Pendaratan tentara Sekutu itu memaksa tentara Jepang yang tersisa menyerahkan diri. Sebagian lain menyingkir ke pedalaman untuk meneruskan perlawanan melalui perang gerilya. Beberapa di antara mereka bahkan mampu terus bertahan dan mengondisikan hidup walaupun perang sebenarnya sudah lama berakhir.

Akhir Kekuasaan

Pengambil alihan Morotai oleh Sekutu menjadikan pulau itu semakin ramai karena para pengungsi, termasuk para elite lokal dari berbagai wilayah di Kepulauan Maluku, menganggap pulau itu sebagai tempat yang paling aman untuk menetap di masa perang.
Kejatuhan Morotai ke tangan pasukan Sekutu diikuti oleh pembebasan satu demi satu pulau di Kepulauan Maluku, sekaligus menandai awal dari berakhirnya kekuasaan Jepang di Indonesia dan bahkan Asia Tenggara secara keseluruhan.

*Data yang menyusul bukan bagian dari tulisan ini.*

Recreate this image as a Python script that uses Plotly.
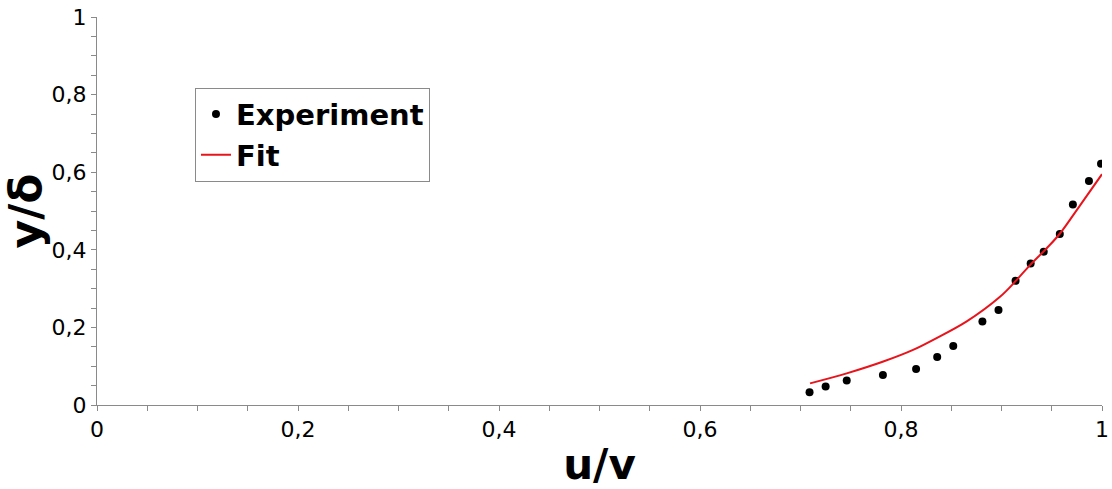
import plotly.graph_objects as go

exp_x = [0.709, 0.725, 0.746, 0.782, 0.815, 0.836, 0.852, 0.881, 0.897,
         0.914, 0.929, 0.942, 0.958, 0.971, 0.987, 0.999]
exp_y = [0.033, 0.048, 0.063, 0.077, 0.093, 0.124, 0.152, 0.215, 0.245,
         0.320, 0.365, 0.395, 0.441, 0.517, 0.577, 0.622]

# Fit curve
fit_x = [0.7095, 0.746, 0.7824, 0.812, 0.8321, 0.8654, 0.8985, 0.9134,
         0.9284, 0.945, 0.9582, 0.978, 1.0]
fit_y = [0.0558, 0.0815, 0.112, 0.142, 0.168, 0.2155, 0.2789, 0.3175,
         0.3606, 0.404, 0.442, 0.514, 0.595]

tick_vals = [0, 0.2, 0.4, 0.6, 0.8, 1]

FONT = "DejaVu Sans"

fig = go.Figure()
fig.add_trace(go.Scatter(
    x=exp_x, y=exp_y, mode="markers", name="Experiment",
    marker=dict(color="black", size=8),
))
fig.add_trace(go.Scatter(
    x=fit_x, y=fit_y, mode="lines", name="Fit",
    line=dict(color="#e8141c", width=2, shape="spline", smoothing=1),
))

axis_common = dict(
    range=[0, 1], tickvals=tick_vals, showgrid=False, zeroline=False,
    showline=True, linecolor="#8a8a8a", linewidth=1,
    ticks="outside", ticklen=5, tickcolor="#8a8a8a", tickwidth=1,
    tickfont=dict(family=FONT, size=22, color="black"),
    minor=dict(dtick=0.05, ticks="outside", ticklen=5, tickcolor="#8a8a8a",
               showgrid=False),
    automargin=False,
)

fig.update_layout(
    width=1112, height=489,
    margin=dict(l=97, r=10, t=17, b=84),
    paper_bgcolor="white", plot_bgcolor="white",
    separators=",.",
    xaxis=dict(**axis_common,
               title=dict(text="<b>u/v</b>",
                          font=dict(family=FONT, size=42, color="black"))),
    yaxis=dict(**axis_common,
               title=dict(text="<b>y/δ</b>",
                          font=dict(family=FONT, size=44, color="black"))),
    legend=dict(
        x=0.0975, y=0.818, xanchor="left", yanchor="top",
        bordercolor="#8a8a8a", borderwidth=1, bgcolor="white",
        font=dict(family=FONT, size=29, color="black", weight="bold"),
        itemwidth=30, tracegroupgap=0,
    ),
    showlegend=True,
)

fig.write_html("out.html")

Jenderal MacArthur mulai menyusun kekuatan untuk melanjutkan langkah dari markas yang dibangun di Pulau Sum-Sum, sebuah pulau kecil tidak jauh dari Morotai.
Seperti juga yang terjadi pada Jepang di awal perang, pengambilalihan Morotai dan wilayah lain di Kepulauan Maluku membuka jalan lapang bagi tentara Sekutu untuk menyerang posisi-posisi strategis tentara Jepang di wilayah lain di Asia Tenggara, terutama membebaskan koloni AS di Filipina dan mengalahkan Jepang di teritorialnya sendiri. Berbagai fasilitas militer baru dibangun oleh pasukan Sekutu di Kepulauan Maluku.

Salah satunya berupa landasan pesawat terbang di Morotai, yang terdiri dari 7 landas pacu, salah satunya memiliki panjang kurang lebih 3 km. Tidak lama berselang setelah seluruh persiapan semakin lengkap, Jenderal MacArthur yang didukung Angkatan Laut AS di bawah pimpinan Laksamana Nimitz mengalahkan pasukan Jepang di Teluk Leyte pada Oktober 1944. Keberhasilan itu mempermudah pasukan Sekutu membebaskan Filipina, yang akhirnya dapat dilakukan pada awal 1945.

Indonesia juga Aktor

Langkah MacArthur menuju Tokyo, pusat kekuatan Jepang, semakin ringan dan panjang. Setelah berhasil menduduki Iwojima pada Maret 1945, Tokyo terus-menerus berada di bawah ancaman Sekutu sampai akhirnya Jepang menyerah kalah setelah dua bom atom dijatuhkan di Hiroshima dan Nagasaki pada Agustus 1945. Perang Dunia II berakhir, dan Kepulauan Maluku khususnya Morotai memiliki peran strategis dalam proses mengubah sejarah dunia.

Sail Morotai akan dimulai 15 September 2012, tepat 68 tahun setelah pengambilalihan Morotai oleh pasukan Sekutu. Peristiwa itu menunjukkan bahwa Indonesia bukan hanya korban Perang Dunia II, melainkan juga aktor yang berperan dalam proses perubahan sejarah dunia karena fungsi strategis yang dimiliki Kepulauan Maluku, khususnya Morotai.

Sejarah Indonesia merupakan bagian yang tidak terpisahkan dari sejarah dunia, dan proses sejarah itu salah satunya dimulai dari Morotai, salah satu pulau yang ada di Kepulauan Indonesia yang bersejarah. Selamat Sail Morotai. Dari sana sejarah akan terus hidup.